My Dad is building us a new kitchen. So, so, so exciting and wonderful and lovely and... so overdue. I will post photos when it's finished. We're allowed back home now, as we have running water and gas back again. (After the plumber was two hours late on Friday, worked for half an hour, and had to come back Monday to actually do any work. And then, charge us more than $600 for the privilege).
Being away made me realise that I love my little home so much. As a house it's not really that much. No pretty Queenslander for us, no verandas or patios or great outdoor spaces to be in, no well maintained garden (just a muddy hilly patch of "stuff" with a bit of plant life, that goes through stages of being loved and then neglected). No separate lounge, dining, guest room, nursery, play room, art/craft/discovery room for us. Just a small two bedroom, (possibly -I'm making this up, with absolute assurity that I know this to be the truth) post-50's style boxy house. But, it's my home - and I've remembered that I really do love it.
I love whats in it. My things, and our things, and the feeling of being in. The peace, the tranquility (now I'm actually stretching the truth. As I live across the road from a train-line, next door to some very noisy people, and in a house with two small people - who can make more noise than the sum of their sizes). Our home is almost always messy, or at least a neat shambles, dusty, cluttered. But, our things mean something to me. Our things are us.
Sam and I have a particular "decorating style" that just evolves and happens. Often, from adding, adding, adding and occasionally removing, but more like putting somewhere else. All the dead/dying plant life and seedpods that Ari and I have been collecting over the past weeks are spilling from vases and scattered in plates and dishes on bookshelves and windowsills. Photos are tacked to walls or leaning on shelves. "Things" - of which we have MANY - are arranged and displayed.
And while I am so very grateful to my parents-in-law for being wonderful, generous grandparents and parents - I am so glad to be back home.
Being back home means sleeping in one's own bed. Even if that bed is shared with the three dear loves of my life. But, I so love listening to my babes sleeping. I love feeling their warm bodies and hearing their soft snores. Almost touching their dreams - though, I know, I know - never can I touch the dreams of a child. For childrens' dreams are magical in a way we forget and rarely regain in adulthood.
Reasons I love listening to them sleep:
not most importantly, but firstly, the fact that they are actually asleep and I have a small moments' peace and quiet;
they are so soft, quiet, innocent in ways different than during the day;
I can sometimes see the person who they may grow up to be. I (imagine that I) see the face of what in the world they might be (lyrics from something that I can't quite remember at the moment... hmmm? Joni Mitchell?);
the sweet, warm breath of a sleeping child;
..... many more reasons, that right now seem to be slipping away from forming into words.
One thing about sleeping children - babies need nappy changes and topping up with breastmilk, toddlers need wees and hugs to fend of bad dreams.

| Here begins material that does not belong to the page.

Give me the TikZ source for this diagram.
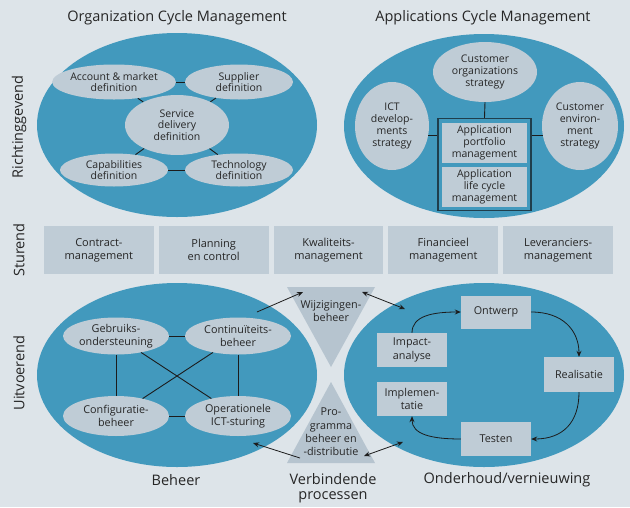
\documentclass[tikz,border=0pt]{standalone}
\usepackage{fontspec}
\setmainfont{Open Sans}
\usetikzlibrary{shapes.geometric,arrows.meta}
\definecolor{bgc}{HTML}{DDE4E9}
\definecolor{teal}{HTML}{4299BD}
\definecolor{lite}{HTML}{BFCCD6}
\definecolor{tri}{HTML}{B6C4CF}
\definecolor{txt}{HTML}{262626}
\definecolor{lnc}{HTML}{1C1C1C}
\definecolor{frm}{HTML}{1F3E4C}
\begin{document}
\begin{tikzpicture}[x=1pt,y=-1pt,
  every node/.style={text=txt,font=\fontsize{10.5}{11.8}\selectfont,align=center,inner sep=0pt},
  big/.style={font=\fontsize{14.5}{16}\selectfont},
  outer/.style={ellipse,fill=teal,minimum width=280pt,minimum height=184pt},
  inell/.style={ellipse,fill=lite},
  sbox/.style={rectangle,fill=lite,minimum width=109.8pt,minimum height=48pt,font=\fontsize{11}{12.8}\selectfont},
  rbox/.style={rectangle,fill=lite,minimum width=70pt,minimum height=34pt,font=\fontsize{10.8}{13.5}\selectfont},
  link/.style={draw=lnc,line width=0.9pt},
  arr/.style={draw=lnc,line width=0.8pt,-{Stealth[length=6pt,width=5pt]}},
  darr/.style={draw=lnc,line width=0.8pt,{Stealth[length=6pt,width=5pt]}-{Stealth[length=6pt,width=5pt]}},
]
\fill[bgc] (0,0) rectangle (630,507);
\useasboundingbox (0,0) rectangle (630,507);

% titles and side labels
\node[big] (t1) at (177,18) {Organization Cycle Management};
\node[big] (t2) at (483,18) {Applications Cycle Management};
\node[big,rotate=90] (s1) at (19,127) {Richtinggevend};
\node[big,rotate=90] (s2) at (19,250) {Sturend};
\node[big,rotate=90] (s3) at (19,373) {Uitvoerend};

% ---------- top left ----------
\node[outer] (ocm) at (177,125) {};
\node[inell,minimum width=108pt,minimum height=35pt] (acc) at (114,82) {Account \& market\\definition};
\node[inell,minimum width=108pt,minimum height=35pt] (sup) at (239,82) {Supplier\\definition};
\node[inell,minimum width=104pt,minimum height=60pt] (svc) at (177,125) {Service\\delivery\\definition};
\node[inell,minimum width=108pt,minimum height=33pt] (cap) at (114,170) {Capabilities\\definition};
\node[inell,minimum width=108pt,minimum height=33pt] (tec) at (239,170) {Technology\\definition};
\draw[link] (acc) -- (sup);
\draw[link] (cap) -- (tec);
\draw[link] (acc) -- (svc);
\draw[link] (sup) -- (svc);
\draw[link] (cap) -- (svc);
\draw[link] (tec) -- (svc);

% ---------- top right ----------
\node[outer] (acm) at (484,126) {};
\node[inell,minimum width=104pt,minimum height=60pt] (cor) at (485,72) {Customer\\organizations\\strategy};
\node[inell,minimum width=74pt,minimum height=88pt] (ict) at (392,126) {ICT\\develop-\\ments\\strategy};
\node[inell,minimum width=76pt,minimum height=88pt] (cen) at (580,126) {Customer\\environ-\\ment\\strategy};
\node[rectangle,draw=frm,line width=1.3pt,fill=teal,minimum width=93pt,minimum height=92pt] (frame) at (484.5,164.5) {};
\node[rectangle,fill=lite,minimum width=85pt,minimum height=40pt] (apm) at (484.5,143) {Application\\portfolio\\management};
\node[rectangle,fill=lite,minimum width=85pt,minimum height=40pt] (alm) at (484.5,187) {Application\\life cycle\\management};
\draw[link] (cor.south) -- (frame.north);
\draw[link] (ict.-14) -- (ict.-14 -| frame.west);
\draw[link] (cen.194) -- (cen.194 -| frame.east);

% ---------- sturend ----------
\node[sbox] (b1) at (98.9,250) {Contract-\\management};
\node[sbox] (b2) at (213.7,250) {Planning\\en control};
\node[sbox] (b3) at (328.5,250) {Kwaliteits-\\management};
\node[sbox] (b4) at (443.3,250) {Financieel\\management};
\node[sbox] (b5) at (558.1,250) {Leveranciers-\\management};

% ---------- bottom left ----------
\node[outer] (beh) at (177,375) {};
\begin{scope}[every node/.append style={font=\fontsize{10.8}{13.3}\selectfont}]
\node[inell,minimum width=106pt,minimum height=37pt] (geb) at (116,336) {Gebruiks-\\ondersteuning};
\node[inell,minimum width=106pt,minimum height=37pt] (con) at (238,336) {Continuïteits-\\beheer};
\node[inell,minimum width=106pt,minimum height=40pt] (cfg) at (116,416) {Configuratie-\\beheer};
\node[inell,minimum width=106pt,minimum height=40pt] (ops) at (238,416) {Operationele\\ICT-sturing};
\end{scope}
\draw[link] (geb) -- (con);
\draw[link] (cfg) -- (ops);
\draw[link] (geb) -- (cfg);
\draw[link] (con) -- (ops);
\draw[link] (geb) -- (ops);
\draw[link] (con) -- (cfg);

% ---------- bottom right ----------
\node[outer] (ond) at (484,375) {};
\node[rbox,minimum height=33pt] (ont) at (496,312) {Ontwerp};
\node[rbox] (imp) at (412,350) {Impact-\\analyse};
\node[rbox,minimum height=35pt] (rea) at (579,374.5) {Realisatie};
\node[rbox] (iml) at (412,399) {Implemen-\\tatie};
\node[rbox] (tes) at (496,439) {Testen};
\draw[arr] (imp.north) .. controls +(0,-17) and +(-28,0) .. (ont.west);
\draw[arr] (ont.east) .. controls +(32,0) and +(0,-26) .. (rea.north);
\draw[arr] (rea.south) .. controls +(0,30) and +(32,0) .. (tes.east);
\draw[arr] (tes.west) .. controls +(-30,0) and +(0,18) .. (iml.south);

% ---------- hourglass ----------
\fill[tri] (287,287) -- (375,287) -- (331,367) -- cycle;
\fill[tri] (331,382) -- (375,463) -- (287,463) -- cycle;
\node[font=\fontsize{10.8}{13.3}\selectfont] (wij) at (331,311) {Wijzigingen-\\beheer};
\node[font=\fontsize{10.8}{13.3}\selectfont] (pro) at (331,432) {Pro-\\gramma\\beheer en\\-distributie};

\coordinate (c1) at (257,312);
\coordinate (c2) at (303,292);
\coordinate (c3) at (362,292);
\coordinate (c4) at (405,309);
\coordinate (c5) at (300,458);
\coordinate (c6) at (253,443);
\coordinate (c7) at (364,456);
\coordinate (c8) at (403,442);
\draw[arr] (c1) -- (c2);
\draw[darr] (c3) -- (c4);
\draw[arr] (c5) -- (c6);
\draw[darr] (c7) -- (c8);

% bottom labels
\node[big] (l1) at (176,480) {Beheer};
\node[big,font=\fontsize{14.5}{15.5}\selectfont] (l2) at (333,488) {Verbindende\\processen};
\node[big] (l3) at (507,480) {Onderhoud/vernieuwing};
\end{tikzpicture}
\end{document}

So, no photos or links tonight. Simply a few words. As my two little ones are good at playing tag - with me chasing them constantly. They play in their sleep as effortlessly as in the day :: Mishi milking, Ari waking bolt upright and wanting to be "out of the bed", then laying down fast asleep again.
Good night. Good to be home again.
PS - in case anyone was at all curious or slightly worried :: Bunny came home. The lovely bus driver lady sent him to lost property where he got an excellent little luggage tag and overnight stay in the city. Unfortunately he didn't have a bath while on holiday!